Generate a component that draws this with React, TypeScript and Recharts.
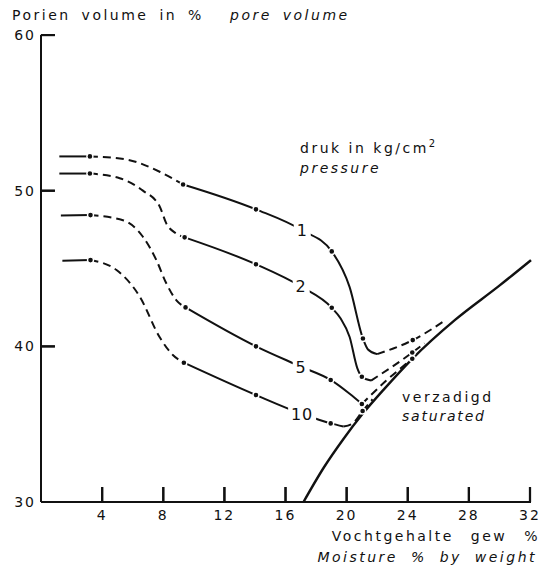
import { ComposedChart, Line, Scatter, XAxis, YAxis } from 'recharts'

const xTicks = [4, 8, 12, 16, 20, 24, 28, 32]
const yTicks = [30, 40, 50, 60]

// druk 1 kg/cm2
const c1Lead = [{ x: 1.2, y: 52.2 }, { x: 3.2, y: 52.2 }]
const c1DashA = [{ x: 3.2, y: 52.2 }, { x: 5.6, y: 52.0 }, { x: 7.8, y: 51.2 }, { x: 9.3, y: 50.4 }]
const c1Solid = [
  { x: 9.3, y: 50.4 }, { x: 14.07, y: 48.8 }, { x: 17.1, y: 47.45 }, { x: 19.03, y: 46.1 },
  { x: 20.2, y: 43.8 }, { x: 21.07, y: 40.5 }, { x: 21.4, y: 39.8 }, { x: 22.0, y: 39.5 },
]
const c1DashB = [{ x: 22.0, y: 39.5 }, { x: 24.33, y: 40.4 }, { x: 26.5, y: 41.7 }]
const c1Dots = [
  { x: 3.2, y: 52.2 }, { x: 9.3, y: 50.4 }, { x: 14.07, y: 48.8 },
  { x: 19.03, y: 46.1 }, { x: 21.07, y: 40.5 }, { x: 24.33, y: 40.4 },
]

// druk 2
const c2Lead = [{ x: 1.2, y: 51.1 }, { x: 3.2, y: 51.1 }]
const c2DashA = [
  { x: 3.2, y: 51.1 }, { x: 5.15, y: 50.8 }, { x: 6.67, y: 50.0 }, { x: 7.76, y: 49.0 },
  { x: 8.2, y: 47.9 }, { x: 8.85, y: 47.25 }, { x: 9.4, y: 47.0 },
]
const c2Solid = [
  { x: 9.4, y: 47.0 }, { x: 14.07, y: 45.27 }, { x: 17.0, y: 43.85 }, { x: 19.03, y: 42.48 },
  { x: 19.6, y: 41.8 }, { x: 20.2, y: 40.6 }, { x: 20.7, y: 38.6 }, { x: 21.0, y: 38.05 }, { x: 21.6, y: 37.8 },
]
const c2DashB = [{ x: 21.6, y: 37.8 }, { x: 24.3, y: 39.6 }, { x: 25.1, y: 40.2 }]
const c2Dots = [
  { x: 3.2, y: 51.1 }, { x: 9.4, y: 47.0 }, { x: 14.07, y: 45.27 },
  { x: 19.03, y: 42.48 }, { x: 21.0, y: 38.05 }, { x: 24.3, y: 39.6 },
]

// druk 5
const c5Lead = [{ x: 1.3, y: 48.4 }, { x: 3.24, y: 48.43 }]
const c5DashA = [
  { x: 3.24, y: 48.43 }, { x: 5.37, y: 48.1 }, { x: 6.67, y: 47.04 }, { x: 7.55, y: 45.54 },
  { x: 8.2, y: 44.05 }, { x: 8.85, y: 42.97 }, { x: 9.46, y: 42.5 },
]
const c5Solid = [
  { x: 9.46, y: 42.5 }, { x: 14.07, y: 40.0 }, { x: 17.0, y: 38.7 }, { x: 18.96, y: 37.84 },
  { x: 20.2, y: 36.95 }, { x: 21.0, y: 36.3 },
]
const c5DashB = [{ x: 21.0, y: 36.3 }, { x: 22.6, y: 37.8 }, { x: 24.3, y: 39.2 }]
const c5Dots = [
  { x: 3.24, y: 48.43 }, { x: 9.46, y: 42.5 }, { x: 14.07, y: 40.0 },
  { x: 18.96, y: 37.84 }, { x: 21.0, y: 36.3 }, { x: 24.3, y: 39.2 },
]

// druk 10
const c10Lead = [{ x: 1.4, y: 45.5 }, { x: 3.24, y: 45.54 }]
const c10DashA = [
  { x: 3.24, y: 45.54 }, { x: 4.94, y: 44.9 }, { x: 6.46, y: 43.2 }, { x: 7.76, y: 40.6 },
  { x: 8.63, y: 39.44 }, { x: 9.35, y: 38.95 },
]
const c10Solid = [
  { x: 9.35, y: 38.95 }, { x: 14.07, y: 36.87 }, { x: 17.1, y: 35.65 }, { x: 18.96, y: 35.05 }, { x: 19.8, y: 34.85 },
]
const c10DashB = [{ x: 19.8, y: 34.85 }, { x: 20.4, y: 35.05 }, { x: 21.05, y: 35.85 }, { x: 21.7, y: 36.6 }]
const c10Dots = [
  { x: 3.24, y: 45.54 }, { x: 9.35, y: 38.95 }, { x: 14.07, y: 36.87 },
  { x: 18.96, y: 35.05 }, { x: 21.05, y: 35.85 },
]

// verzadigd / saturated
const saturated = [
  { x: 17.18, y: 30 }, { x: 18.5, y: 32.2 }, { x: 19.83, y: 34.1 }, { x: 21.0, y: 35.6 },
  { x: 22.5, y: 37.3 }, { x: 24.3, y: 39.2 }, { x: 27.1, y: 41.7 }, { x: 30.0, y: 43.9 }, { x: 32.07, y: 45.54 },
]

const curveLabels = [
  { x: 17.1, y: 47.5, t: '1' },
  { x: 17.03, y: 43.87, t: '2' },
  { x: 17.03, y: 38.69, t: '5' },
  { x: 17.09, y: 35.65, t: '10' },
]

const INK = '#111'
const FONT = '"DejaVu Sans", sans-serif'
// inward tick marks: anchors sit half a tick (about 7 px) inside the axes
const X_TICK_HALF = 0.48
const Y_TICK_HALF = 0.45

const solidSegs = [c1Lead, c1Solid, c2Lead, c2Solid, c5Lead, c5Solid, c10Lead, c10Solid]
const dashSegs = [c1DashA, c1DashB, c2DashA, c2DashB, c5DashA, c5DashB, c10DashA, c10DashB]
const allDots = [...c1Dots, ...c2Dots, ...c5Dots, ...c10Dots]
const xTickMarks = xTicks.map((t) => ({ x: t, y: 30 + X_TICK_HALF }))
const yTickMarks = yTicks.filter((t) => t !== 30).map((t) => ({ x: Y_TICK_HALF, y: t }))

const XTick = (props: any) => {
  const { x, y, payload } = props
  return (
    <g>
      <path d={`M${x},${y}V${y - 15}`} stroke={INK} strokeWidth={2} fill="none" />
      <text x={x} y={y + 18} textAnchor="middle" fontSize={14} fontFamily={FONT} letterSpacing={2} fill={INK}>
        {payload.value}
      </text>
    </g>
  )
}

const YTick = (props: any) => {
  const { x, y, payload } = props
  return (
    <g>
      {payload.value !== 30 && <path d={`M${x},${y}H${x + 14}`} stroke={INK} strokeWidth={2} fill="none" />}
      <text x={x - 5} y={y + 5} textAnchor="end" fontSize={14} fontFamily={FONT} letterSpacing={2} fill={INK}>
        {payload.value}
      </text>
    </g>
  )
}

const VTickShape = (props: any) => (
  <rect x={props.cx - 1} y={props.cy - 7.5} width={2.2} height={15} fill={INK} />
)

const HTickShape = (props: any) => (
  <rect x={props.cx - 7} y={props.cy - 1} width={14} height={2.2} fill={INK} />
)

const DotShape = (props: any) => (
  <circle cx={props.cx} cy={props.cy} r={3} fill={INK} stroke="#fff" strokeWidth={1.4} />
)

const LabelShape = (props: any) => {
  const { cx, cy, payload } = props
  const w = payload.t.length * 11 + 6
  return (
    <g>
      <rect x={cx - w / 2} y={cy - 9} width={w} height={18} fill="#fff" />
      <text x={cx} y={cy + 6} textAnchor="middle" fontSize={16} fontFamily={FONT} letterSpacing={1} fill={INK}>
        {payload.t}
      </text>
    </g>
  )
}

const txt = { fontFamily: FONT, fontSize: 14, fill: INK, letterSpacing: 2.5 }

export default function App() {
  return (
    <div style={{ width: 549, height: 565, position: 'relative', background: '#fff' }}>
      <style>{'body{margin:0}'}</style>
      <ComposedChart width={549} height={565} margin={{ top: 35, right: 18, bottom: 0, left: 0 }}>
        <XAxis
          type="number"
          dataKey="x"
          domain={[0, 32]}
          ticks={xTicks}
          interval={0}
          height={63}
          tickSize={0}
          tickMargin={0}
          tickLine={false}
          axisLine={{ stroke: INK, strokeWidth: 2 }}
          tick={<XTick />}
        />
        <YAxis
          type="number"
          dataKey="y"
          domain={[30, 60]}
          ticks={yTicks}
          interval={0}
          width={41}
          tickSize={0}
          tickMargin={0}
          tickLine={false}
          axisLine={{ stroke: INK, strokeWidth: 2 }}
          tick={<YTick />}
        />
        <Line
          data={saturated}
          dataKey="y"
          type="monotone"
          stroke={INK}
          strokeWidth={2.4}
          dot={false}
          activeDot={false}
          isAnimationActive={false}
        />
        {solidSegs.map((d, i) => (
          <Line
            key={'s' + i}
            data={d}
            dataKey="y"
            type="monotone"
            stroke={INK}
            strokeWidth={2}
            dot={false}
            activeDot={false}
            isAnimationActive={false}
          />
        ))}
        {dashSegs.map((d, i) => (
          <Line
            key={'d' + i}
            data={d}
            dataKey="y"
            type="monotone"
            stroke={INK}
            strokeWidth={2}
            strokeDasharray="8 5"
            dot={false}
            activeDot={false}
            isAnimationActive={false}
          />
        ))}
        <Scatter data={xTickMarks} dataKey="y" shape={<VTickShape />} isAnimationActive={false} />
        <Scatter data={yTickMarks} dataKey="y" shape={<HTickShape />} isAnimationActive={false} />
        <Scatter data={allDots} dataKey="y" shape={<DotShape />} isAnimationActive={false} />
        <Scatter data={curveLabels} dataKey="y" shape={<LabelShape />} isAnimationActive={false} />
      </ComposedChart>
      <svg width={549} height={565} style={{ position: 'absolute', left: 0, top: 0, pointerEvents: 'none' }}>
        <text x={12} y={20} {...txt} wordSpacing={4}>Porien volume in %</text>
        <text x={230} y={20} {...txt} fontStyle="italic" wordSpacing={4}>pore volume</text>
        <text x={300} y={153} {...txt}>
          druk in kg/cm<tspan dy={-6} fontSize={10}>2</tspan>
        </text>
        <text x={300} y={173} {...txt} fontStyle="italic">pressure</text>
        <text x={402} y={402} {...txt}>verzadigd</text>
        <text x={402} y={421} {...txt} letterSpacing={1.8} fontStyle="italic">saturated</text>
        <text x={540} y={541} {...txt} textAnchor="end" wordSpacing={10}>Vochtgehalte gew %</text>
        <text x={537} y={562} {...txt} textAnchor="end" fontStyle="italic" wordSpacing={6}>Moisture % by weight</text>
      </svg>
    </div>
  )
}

- **TASK GOAL**:
Repeat the lines above, starting at the first and stopping after the line that holds "const yTicks = [30, 40, 50, 60]", with the pictures left out.

- **ANSWER BELOW**:
Generate a component that draws this with React, TypeScript and Recharts.
import { ComposedChart, Line, Scatter, XAxis, YAxis } from 'recharts'

const xTicks = [4, 8, 12, 16, 20, 24, 28, 32]
const yTicks = [30, 40, 50, 60]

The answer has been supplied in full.